The federal government should work to facilitate pivotal relationships with other suppliers, while also coordinating efforts to advance 5G initiatives at the federal, state and local levels, Turner Lee suggested. American telecom providers can’t afford any more deployment delays, she added, having already fallen behind their Chinese counterparts in the early days of the 5G competition. U.S. carriers have previously grappled with a variety of legislative and regulatory deployment barriers, such as pole-attachment permissions and electromagnetic spectrum allocation.

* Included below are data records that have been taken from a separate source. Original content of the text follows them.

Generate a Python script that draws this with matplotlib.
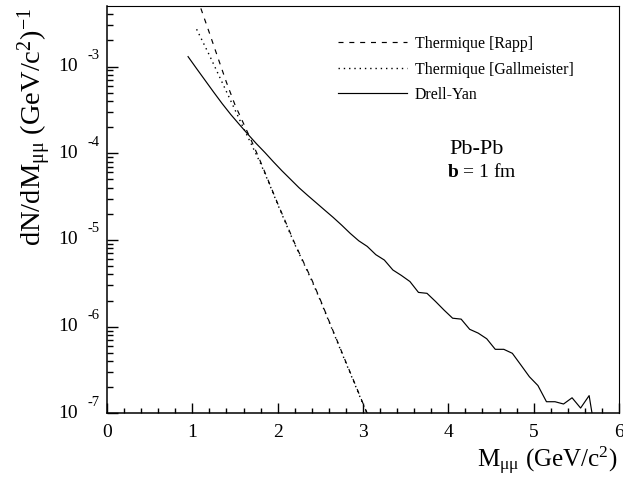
import numpy as np
import matplotlib
matplotlib.use('Agg')
import matplotlib.pyplot as plt
from matplotlib.ticker import MultipleLocator, LogLocator, NullFormatter, FixedLocator
from matplotlib.transforms import blended_transform_factory, offset_copy

plt.rcParams['font.family'] = ['Liberation Serif', 'DejaVu Serif']
plt.rcParams['mathtext.fontset'] = 'custom'
plt.rcParams['mathtext.rm'] = 'Liberation Serif'
plt.rcParams['mathtext.it'] = 'Liberation Serif:italic'
plt.rcParams['mathtext.bf'] = 'Liberation Serif:bold'
plt.rcParams['lines.scale_dashes'] = False

# ---- data ----
mass_rapp = [1.1, 1.2, 1.3, 1.4, 1.5, 1.6, 1.7, 1.8, 1.9, 2.0, 2.1, 2.2, 2.3, 2.4,
             2.5, 2.6, 2.7, 2.8, 2.9, 3.0, 3.05]
rapp = [4.68e-3, 2.44e-3, 1.26e-3, 6.56e-4, 3.61e-4, 2.20e-4, 1.34e-4, 7.94e-5,
        4.57e-5, 2.63e-5, 1.55e-5, 9.12e-6, 5.62e-6, 3.47e-6, 2.04e-6, 1.17e-6,
        6.76e-7, 3.89e-7, 2.26e-7, 1.30e-7, 1.0e-7]

mass_gall = [1.05, 1.1, 1.2, 1.3, 1.4, 1.5, 1.6, 1.7, 1.8, 1.9, 2.0, 2.1, 2.2, 2.3,
             2.4, 2.5, 2.6, 2.7, 2.8, 2.9, 3.0, 3.05]
gall = [2.69e-3, 2.14e-3, 1.35e-3, 8.32e-4, 5.13e-4, 3.16e-4, 1.95e-4, 1.22e-4,
        7.59e-5, 4.47e-5, 2.57e-5, 1.51e-5, 8.91e-6, 5.50e-6, 3.39e-6, 2.00e-6,
        1.15e-6, 6.61e-7, 3.80e-7, 2.21e-7, 1.27e-7, 9.8e-8]

mass_dy = [0.95, 1.05, 1.15, 1.25, 1.35, 1.45, 1.55, 1.65, 1.75, 1.85, 1.95, 2.05,
           2.15, 2.25, 2.35, 2.45, 2.55, 2.65, 2.75, 2.85, 2.95, 3.05, 3.15, 3.25,
           3.35, 3.45, 3.55, 3.65, 3.75, 3.85, 3.95, 4.05, 4.15, 4.25, 4.35, 4.45,
           4.55, 4.65, 4.75, 4.85, 4.95, 5.05, 5.15, 5.25, 5.35, 5.45, 5.55, 5.65, 5.75]
drell_yan = [1.30e-3, 9.46e-4, 6.92e-4, 5.06e-4, 3.73e-4, 2.80e-4, 2.15e-4, 1.66e-4,
             1.29e-4, 1.02e-4, 7.96e-5, 6.27e-5, 5.01e-5, 4.00e-5, 3.27e-5, 2.69e-5,
             2.21e-5, 1.82e-5, 1.48e-5, 1.19e-5, 9.77e-6, 8.41e-6, 6.76e-6, 5.86e-6,
             4.50e-6, 3.89e-6, 3.31e-6, 2.48e-6, 2.42e-6, 1.95e-6, 1.55e-6, 1.25e-6,
             1.22e-6, 9.31e-7, 8.41e-7, 7.24e-7, 5.47e-7, 5.47e-7, 4.92e-7, 3.61e-7,
             2.64e-7, 2.09e-7, 1.36e-7, 1.36e-7, 1.28e-7, 1.51e-7, 1.15e-7, 1.60e-7, 4.0e-8]

series_labels = ['Thermique [Rapp]', 'Thermique [Gallmeister]', 'Drell-Yan']
x_ticks = [0, 1, 2, 3, 4, 5, 6]
y_exponents = [-7, -6, -5, -4, -3]

# ---- figure ----
W, H = 623, 480
fig = plt.figure(figsize=(W / 100, H / 100), dpi=100)
ax_l, ax_r, ax_t, ax_b = 107, 619, 6, 413.3
ax = fig.add_axes([ax_l / W, 1 - ax_b / H, (ax_r - ax_l) / W, (ax_b - ax_t) / H])

lw = 0.85
ax.plot(mass_rapp, rapp, color='black', lw=lw, ls=(0, (3.6, 4.2)), label=series_labels[0])
ax.plot(mass_gall, gall, color='black', lw=1.0, ls=(0, (1.0, 2.8)), label=series_labels[1])
ax.plot(mass_dy, drell_yan, color='black', lw=lw, ls='-', label=series_labels[2])

ax.set_yscale('log')
ax.set_xlim(0, 6)
ax.set_ylim(1e-7, 10 ** -2.302)

# ticks
ax.xaxis.set_major_locator(FixedLocator(x_ticks))
ax.set_xticklabels([str(t) for t in x_ticks])
ax.xaxis.set_minor_locator(MultipleLocator(0.2))
ax.yaxis.set_major_locator(FixedLocator([10.0 ** e for e in y_exponents]))
ax.yaxis.set_minor_locator(LogLocator(base=10, subs=np.arange(2, 10)))
ax.yaxis.set_major_formatter(NullFormatter())
ax.yaxis.set_minor_formatter(NullFormatter())
ax.tick_params(axis='both', which='both', direction='in', top=False, right=False, color='black')
ax.tick_params(axis='x', which='major', length=7.2, width=1.0, labelsize=14, pad=7.7)
ax.tick_params(axis='x', which='minor', length=3.6, width=1.0)
ax.tick_params(axis='y', which='major', length=7.9, width=1.0)
ax.tick_params(axis='y', which='minor', length=4.3, width=1.0)
for s in ['left', 'bottom']:
    ax.spines[s].set_linewidth(1.1)
for s in ['top', 'right']:
    ax.spines[s].set_linewidth(0.8)

# y tick labels "10" with detached exponent (ROOT style)
trans = blended_transform_factory(ax.transAxes, ax.transData)
trans_sup = offset_copy(trans, fig=fig, x=0, y=11, units='dots')
x10 = (78 - ax_l) / (ax_r - ax_l)
xsup = (87 - ax_l) / (ax_r - ax_l)
for e in y_exponents:
    ax.text(x10, 10.0 ** e, '10', transform=trans, ha='right', va='center', fontsize=14,
            clip_on=False)
    ax.text(xsup, 10.0 ** e, str(e), transform=trans_sup, ha='left', va='center',
            fontsize=10.5, clip_on=False)

# axis titles
fig.text(35 / W, 1 - 8 / H, r'dN/dM$_{\mathrm{μμ}}$ (GeV/c$^{2}$)$^{-1}$', rotation=90,
         ha='center', va='top', fontsize=20.5)
fig.text(617 / W, 1 - 467 / H, r'M$_{\mathrm{μμ}}$ (GeV/c$^{2}$)', ha='right', va='baseline',
         fontsize=18)

# legend
leg = ax.legend(loc='upper left', bbox_to_anchor=(338 / W, 1 - 36 / H),
                bbox_transform=fig.transFigure, frameon=False, fontsize=11.4,
                handlelength=4.35, handletextpad=0.5, labelspacing=0.6, borderpad=0,
                borderaxespad=0)

# annotations
fig.text(477 / W, 1 - 150 / H, 'Pb-Pb', ha='center', va='center', fontsize=16)
fig.text(482 / W, 1 - 172 / H, r'$\mathbf{b}$ = 1 fm', ha='center', va='center', fontsize=14)

fig.savefig('out.png', dpi=100)
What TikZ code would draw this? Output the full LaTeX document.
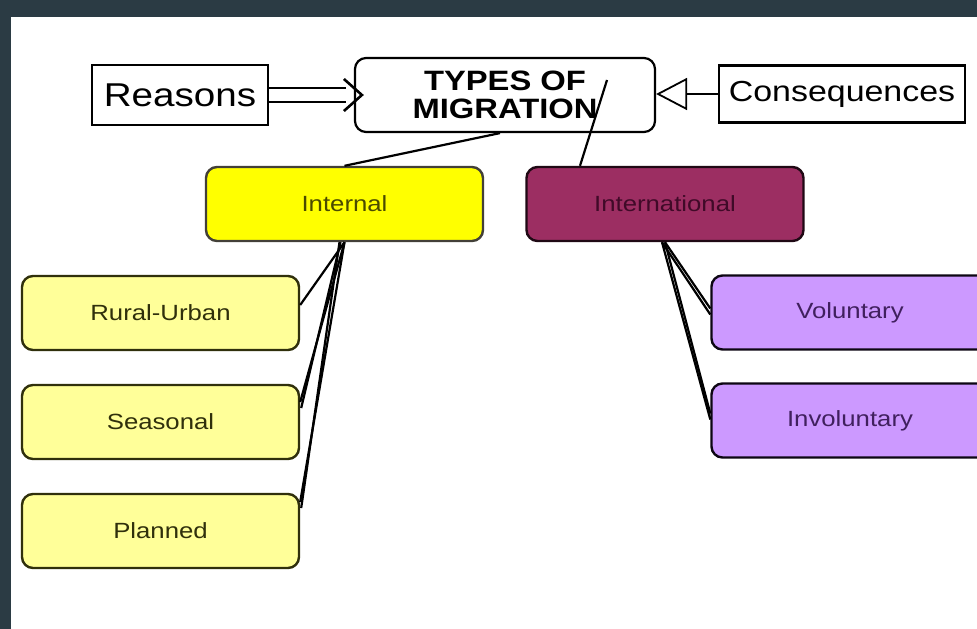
\documentclass[tikz,border=0pt]{standalone}
\usepackage{fontspec}
\setmainfont{Liberation Sans}[FakeStretch=1.17]
\usetikzlibrary{arrows.meta,calc}
\definecolor{frameclr}{HTML}{2B3B44}
\definecolor{yelfill}{HTML}{FFFF00}
\definecolor{yeltext}{HTML}{4A4A00}
\definecolor{maroonfill}{HTML}{9C2E62}
\definecolor{maroontext}{HTML}{400A28}
\definecolor{paleyel}{HTML}{FFFF99}
\definecolor{paletext}{HTML}{30300C}
\definecolor{lavfill}{HTML}{CC99FF}
\definecolor{lavtext}{HTML}{40205E}
\begin{document}
\begin{tikzpicture}[x=1pt,y=-1pt,
  plainbox/.style={draw=black, line width=2.4pt, fill=white, inner sep=0pt},
  headbox/.style={draw=black, line width=2.2pt, fill=white, rounded corners=11pt, inner sep=0pt,
    minimum width=300pt, minimum height=74pt, align=center,
    font=\fontsize{28}{28}\selectfont\bfseries},
  midbox/.style={line width=2.4pt, rounded corners=11pt, inner sep=0pt,
    minimum width=277pt, minimum height=74pt, font=\fontsize{22}{22}\selectfont},
  leafbox/.style={line width=2.4pt, rounded corners=11pt, inner sep=0pt,
    minimum width=277pt, minimum height=74pt, font=\fontsize{22}{22}\selectfont},
  conn/.style={draw=black, line width=2.2pt},
  thk/.style={draw=black, line width=2.6pt}]
\useasboundingbox (0,0) rectangle (977,629);
\clip (0,0) rectangle (977,629);
\fill[frameclr] (0,0) rectangle (977,629);
\fill[white] (11,17) rectangle (977,629);

\node[plainbox, minimum width=176pt, minimum height=60pt, font=\fontsize{33}{33}\selectfont] (reasons) at (180,95) {Reasons};
\node[headbox] (types) at (505,95) {TYPES OF\\MIGRATION};
\node[plainbox, minimum width=246pt, minimum height=57pt, font=\fontsize{29}{29}\selectfont] (cons) at (842,94) {Consequences};

\node[midbox, draw=black!85!yellow, fill=yelfill, text=yeltext] (internal) at (344.5,204) {Internal};
\node[midbox, draw=black!80!maroonfill, fill=maroonfill, text=maroontext] (intl) at (665,204) {International};

\node[leafbox, draw=paletext, fill=paleyel, text=paletext] (rural) at (160.5,313) {Rural-Urban};
\node[leafbox, draw=paletext, fill=paleyel, text=paletext] (seasonal) at (160.5,422) {Seasonal};
\node[leafbox, draw=paletext, fill=paleyel, text=paletext] (planned) at (160.5,531) {Planned};

\node[leafbox, draw=black!80!lavtext, fill=lavfill, text=lavtext] (vol) at (850,312.5) {Voluntary};
\node[leafbox, draw=black!80!lavtext, fill=lavfill, text=lavtext] (invol) at (850,420.5) {Involuntary};

% Reasons -> Types (double arrow)
\draw[thk] ($(reasons.east)+(0,-7)$) -- ($(types.west)+(-8,-7)$);
\draw[thk] ($(reasons.east)+(0,7)$) -- ($(types.west)+(-8,7)$);
\draw[thk, line join=miter] ($(types.west)+(-10,-16)$) -- ($(types.west)+(8,0)$) -- ($(types.west)+(-10,16)$);

% Consequences -> Types (open triangle)
\draw[line width=1.8pt, -{Triangle[open, length=31pt, width=32pt, line width=1.8pt]}] (cons.west) -- (cons.west -| types.east);

% Types -> Internal / International
\draw[conn] ($(types.south)+(-5,0)$) -- (internal.north);
\draw[conn] ($(types.center)+(102,-15)$) -- ($(intl.north)+(-85,0)$);

% Internal -> children
\draw[conn] (internal.south) -- ($(rural.east)+(0,-8)$);
\draw[conn] (internal.south) -- ($(seasonal.east)+(0,-20)$);
\draw[conn] ($(internal.south)+(-4,0)$) -- ($(seasonal.east)+(1,-14)$);
\draw[conn] (internal.south) -- ($(planned.east)+(0,-29)$);
\draw[conn] ($(internal.south)+(-5,0)$) -- ($(planned.east)+(1,-23)$);

% International -> children
\draw[conn] (intl.south) -- ($(vol.west)+(0,-4)$);
\draw[conn] ($(intl.south)+(-3,0)$) -- ($(vol.west)+(0,2)$);
\draw[conn] (intl.south) -- ($(invol.west)+(0,-7)$);
\draw[conn] ($(intl.south)+(-3,0)$) -- ($(invol.west)+(0,-1)$);
\end{tikzpicture}
\end{document}
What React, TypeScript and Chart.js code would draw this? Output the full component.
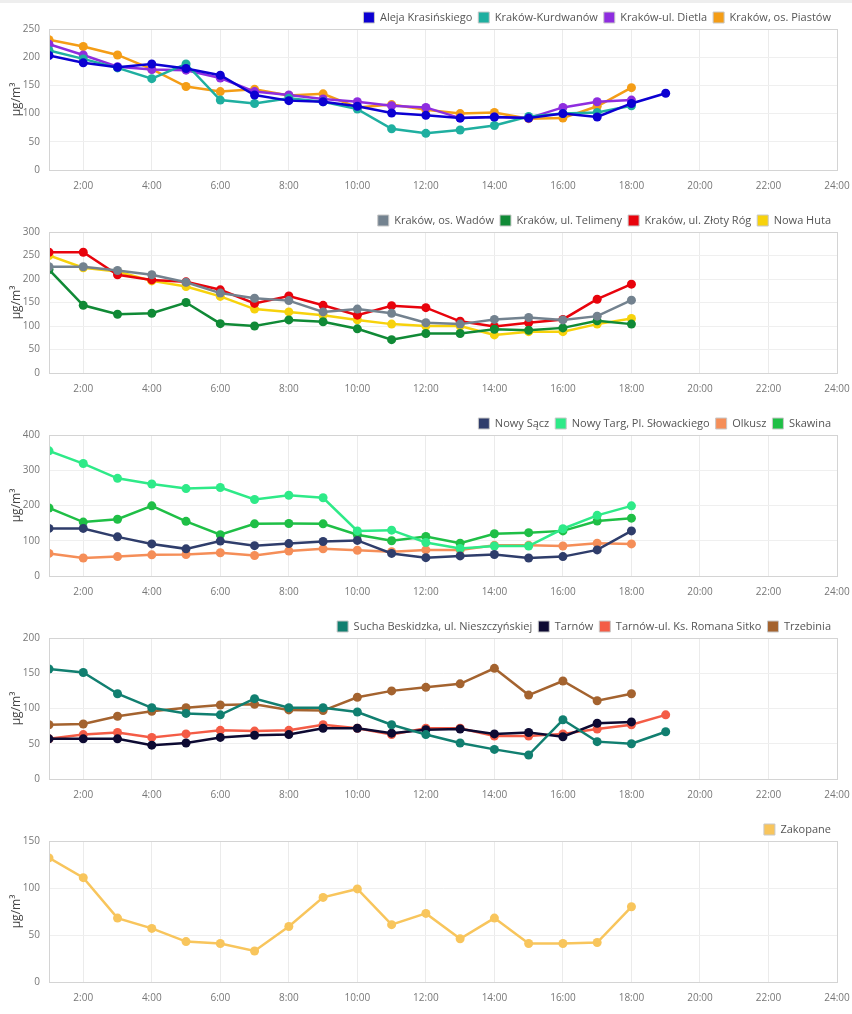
import React, { useEffect, useRef } from "react";
import { Chart, registerables } from "chart.js";

Chart.register(...registerables);

const HOURS = [1, 2, 3, 4, 5, 6, 7, 8, 9, 10, 11, 12, 13, 14, 15, 16, 17, 18, 19];
const X_TICKS = [2, 4, 6, 8, 10, 12, 14, 16, 18, 20, 22, 24];
const Y_UNIT = "µg/m³";

// Panel 1
const alejaKrasinskiego = [203, 190, 182, 188, 180, 168, 133, 123, 121, 113, 101, 97, 92, 94, 92, 100, 94, 118, 136];
const krakowKurdwanow = [212, 197, 181, 162, 188, 124, 118, 127, 121, 108, 73, 65, 71, 79, 95, 100, 102, 114];
const krakowDietla = [223, 204, 183, 178, 177, 163, 139, 133, 126, 121, 114, 111, 92, 94, 92, 111, 121, 124];
const krakowPiastow = [231, 219, 204, 179, 148, 139, 143, 132, 135, 111, 116, 107, 100, 102, 91, 92, 113, 146];

// Panel 2
const krakowWadow = [226, 226, 218, 209, 193, 170, 159, 154, 130, 136, 127, 107, 104, 114, 118, 113, 121, 155];
const krakowTelimeny = [220, 144, 125, 127, 150, 105, 100, 113, 109, 94, 71, 84, 84, 93, 91, 96, 111, 104];
const krakowZlotyRog = [257, 257, 209, 198, 194, 177, 148, 164, 144, 123, 143, 139, 110, 99, 107, 114, 157, 189];
const nowaHuta = [250, 224, 216, 196, 184, 163, 136, 130, 123, 113, 104, 100, 100, 81, 88, 88, 104, 116];

// Panel 3
const nowySacz = [135, 135, 111, 91, 77, 99, 86, 92, 98, 101, 64, 52, 57, 61, 51, 55, 74, 128];
const nowyTarg = [355, 319, 277, 261, 248, 251, 217, 229, 222, 128, 130, 95, 78, 85, 85, 134, 172, 199];
const olkusz = [64, 51, 55, 60, 61, 66, 58, 71, 77, 73, 69, 74, 74, 87, 87, 85, 93, 91];
const skawina = [193, 153, 161, 199, 155, 117, 148, 149, 148, 117, 100, 112, 93, 120, 123, 128, 156, 164];

// Panel 4
const suchaBeskidzka = [156, 151, 121, 101, 93, 91, 114, 101, 101, 95, 77, 63, 51, 42, 34, 84, 53, 50, 67];
const tarnow = [57, 57, 57, 48, 51, 59, 62, 63, 72, 72, 65, 70, 71, 64, 66, 60, 79, 81];
const tarnowSitko = [57, 63, 66, 59, 64, 69, 68, 69, 77, 72, 63, 72, 72, 61, 61, 64, 71, 77, 91];
const trzebinia = [77, 78, 89, 96, 101, 105, 106, 98, 97, 116, 125, 130, 135, 157, 119, 139, 111, 121];

// Panel 5
const zakopane = [132, 111, 68, 57, 43, 41, 33, 59, 90, 99, 61, 73, 46, 68, 41, 41, 42, 80];

type Series = { label: string; color: string; values: number[] };
type Panel = { yMax: number; yStep: number; series: Series[] };

const PANELS: Panel[] = [
  {
    yMax: 250,
    yStep: 50,
    series: [
      { label: "Aleja Krasińskiego", color: "#0c00d2", values: alejaKrasinskiego },
      { label: "Kraków-Kurdwanów", color: "#1fafa0", values: krakowKurdwanow },
      { label: "Kraków-ul. Dietla", color: "#8e2ddf", values: krakowDietla },
      { label: "Kraków, os. Piastów", color: "#f49d16", values: krakowPiastow },
    ],
  },
  {
    yMax: 300,
    yStep: 50,
    series: [
      { label: "Kraków, os. Wadów", color: "#73828f", values: krakowWadow },
      { label: "Kraków, ul. Telimeny", color: "#108a36", values: krakowTelimeny },
      { label: "Kraków, ul. Złoty Róg", color: "#e8030c", values: krakowZlotyRog },
      { label: "Nowa Huta", color: "#f7d20c", values: nowaHuta },
    ],
  },
  {
    yMax: 400,
    yStep: 100,
    series: [
      { label: "Nowy Sącz", color: "#2f3d6b", values: nowySacz },
      { label: "Nowy Targ, Pl. Słowackiego", color: "#2eea88", values: nowyTarg },
      { label: "Olkusz", color: "#f58e58", values: olkusz },
      { label: "Skawina", color: "#1fbf46", values: skawina },
    ],
  },
  {
    yMax: 200,
    yStep: 50,
    series: [
      { label: "Sucha Beskidzka, ul. Nieszczyńskiej", color: "#117f70", values: suchaBeskidzka },
      { label: "Tarnów", color: "#0d0a32", values: tarnow },
      { label: "Tarnów-ul. Ks. Romana Sitko", color: "#f45c46", values: tarnowSitko },
      { label: "Trzebinia", color: "#a4632f", values: trzebinia },
    ],
  },
  {
    yMax: 150,
    yStep: 50,
    series: [{ label: "Zakopane", color: "#f8c55c", values: zakopane }],
  },
];

const FONT = "'Open Sans', 'Noto Sans', sans-serif";

const borderPlugin = {
  id: "plotBorder",
  afterDraw(chart: any) {
    const { ctx, chartArea } = chart;
    ctx.save();
    ctx.strokeStyle = "#d4d4d4";
    ctx.lineWidth = 1;
    ctx.strokeRect(
      Math.round(chartArea.left) + 0.5,
      Math.round(chartArea.top) + 0.5,
      Math.round(chartArea.right - chartArea.left),
      Math.round(chartArea.bottom - chartArea.top)
    );
    ctx.restore();
  },
};

function PanelChart({ panel }: { panel: Panel }) {
  const ref = useRef<HTMLCanvasElement | null>(null);
  useEffect(() => {
    if (!ref.current) return;
    const chart = new Chart(ref.current, {
      type: "line",
      data: {
        datasets: panel.series.map((s) => ({
          label: s.label,
          data: s.values.map((v, i) => ({ x: HOURS[i], y: v })),
          borderColor: s.color,
          backgroundColor: s.color,
          borderWidth: 2.5,
          pointRadius: 4.5,
          pointBorderWidth: 0,
          pointBackgroundColor: s.color,
          tension: 0,
          fill: false,
        })),
      },
      options: {
        animation: false,
        responsive: false,
        devicePixelRatio: 1,
        layout: { padding: { top: 6, right: 15, left: 0, bottom: 0 } },
        plugins: {
          tooltip: { enabled: false },
          legend: {
            position: "top",
            align: "end",
            maxHeight: 23,
            labels: {
              font: { family: FONT, size: 11 },
              color: "#555",
              boxWidth: 11,
              boxHeight: 11,
              padding: 6,
              generateLabels: (c: any) => {
                const items = Chart.defaults.plugins.legend.labels.generateLabels(c);
                return items.map((it: any) => ({ ...it, strokeStyle: "#c8c8c8", lineWidth: 1 }));
              },
            },
          },
        },
        scales: {
          x: {
            type: "linear",
            min: 1,
            max: 24,
            afterBuildTicks: (s: any) => {
              s.ticks = X_TICKS.map((v) => ({ value: v }));
            },
            afterFit: (s: any) => {
              s.height = 33;
              s.paddingLeft = 0;
              s.paddingRight = 0;
            },
            ticks: {
              font: { family: FONT, size: 10 },
              color: "#777",
              padding: 10,
              maxRotation: 0,
              autoSkip: false,
              callback: (v: any) => `${v}:00`,
            },
            grid: { color: "#ebebeb", drawTicks: false },
            border: { color: "#d4d4d4" },
          },
          y: {
            min: 0,
            max: panel.yMax,
            afterFit: (s: any) => {
              s.width = 49;
              s.paddingTop = 0;
              s.paddingBottom = 0;
            },
            ticks: {
              stepSize: panel.yStep,
              font: { family: FONT, size: 10 },
              color: "#777",
              padding: 9,
            },
            grid: { color: "#efefef", drawTicks: false },
            border: { color: "#d4d4d4" },
            title: {
              display: true,
              text: Y_UNIT,
              font: { family: FONT, size: 12 },
              color: "#444",
              padding: { top: 9, bottom: 0 },
            },
          },
        },
      },
      plugins: [borderPlugin],
    } as any);
    return () => chart.destroy();
  }, [panel]);
  return <canvas ref={ref} width={852} height={203} style={{ display: "block", width: 852, height: 203 }} />;
}

export default function App() {
  return (
    <div style={{ position: "absolute", left: 0, top: 0, width: 852, background: "#fff" }}>
      <div style={{ position: "absolute", left: 0, top: 0, width: 852, height: 3, background: "#eeeeee" }} />
      {PANELS.map((p, i) => (
        <PanelChart key={i} panel={p} />
      ))}
    </div>
  );
}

In the U.S., the Federal Communications Commission (FCC) manages spectrum — radio frequencies that determine the speed, latency and volume of data transfers in wireless networks. Because the federal government largely reserves midband spectrum for military and other uses, American carriers relied heavily on high-frequency millimeter wave (MM wave) in early 5G deployments. MM wave has fast speeds and low latency but limited range and reliability; it struggles, for example, to penetrate physical barriers, like walls, foliage and even precipitation. Chinese carriers, meanwhile, focused mostly on spectrum below 6 GHz (sub-6), which offers slower speeds but better coverage than MM wave.

In April 2019, the Defense Innovation Board, a civilian advisory board that provides technological recommendations to the U.S. Department of Defense, concluded that American carriers would need to deploy an impractically dense and costly population of base stations to achieve decent 5G coverage with MM wave. Instead, the board recommended the federal government open low-band and midband spectrum to carriers, enabling them to adopt multiband 5G strategies like their Chinese counterparts. Accordingly, the FCC has since moved to open sub-6 spectrum, removing or relocating existing users and systems and auctioning it off to carriers for commercial use.

“I think the U.S. has gotten wiser: We’re now seeing low-band, midband and C-band spectrum released much more expeditiously,” Turner Lee said.

The United States must build on this momentum, she added, and avoid ceding further ground to China. Otherwise, it risks losing both the battle, over 5G deployment, and the war, over the application layer. “It is very important that we keep up the pace,” she said.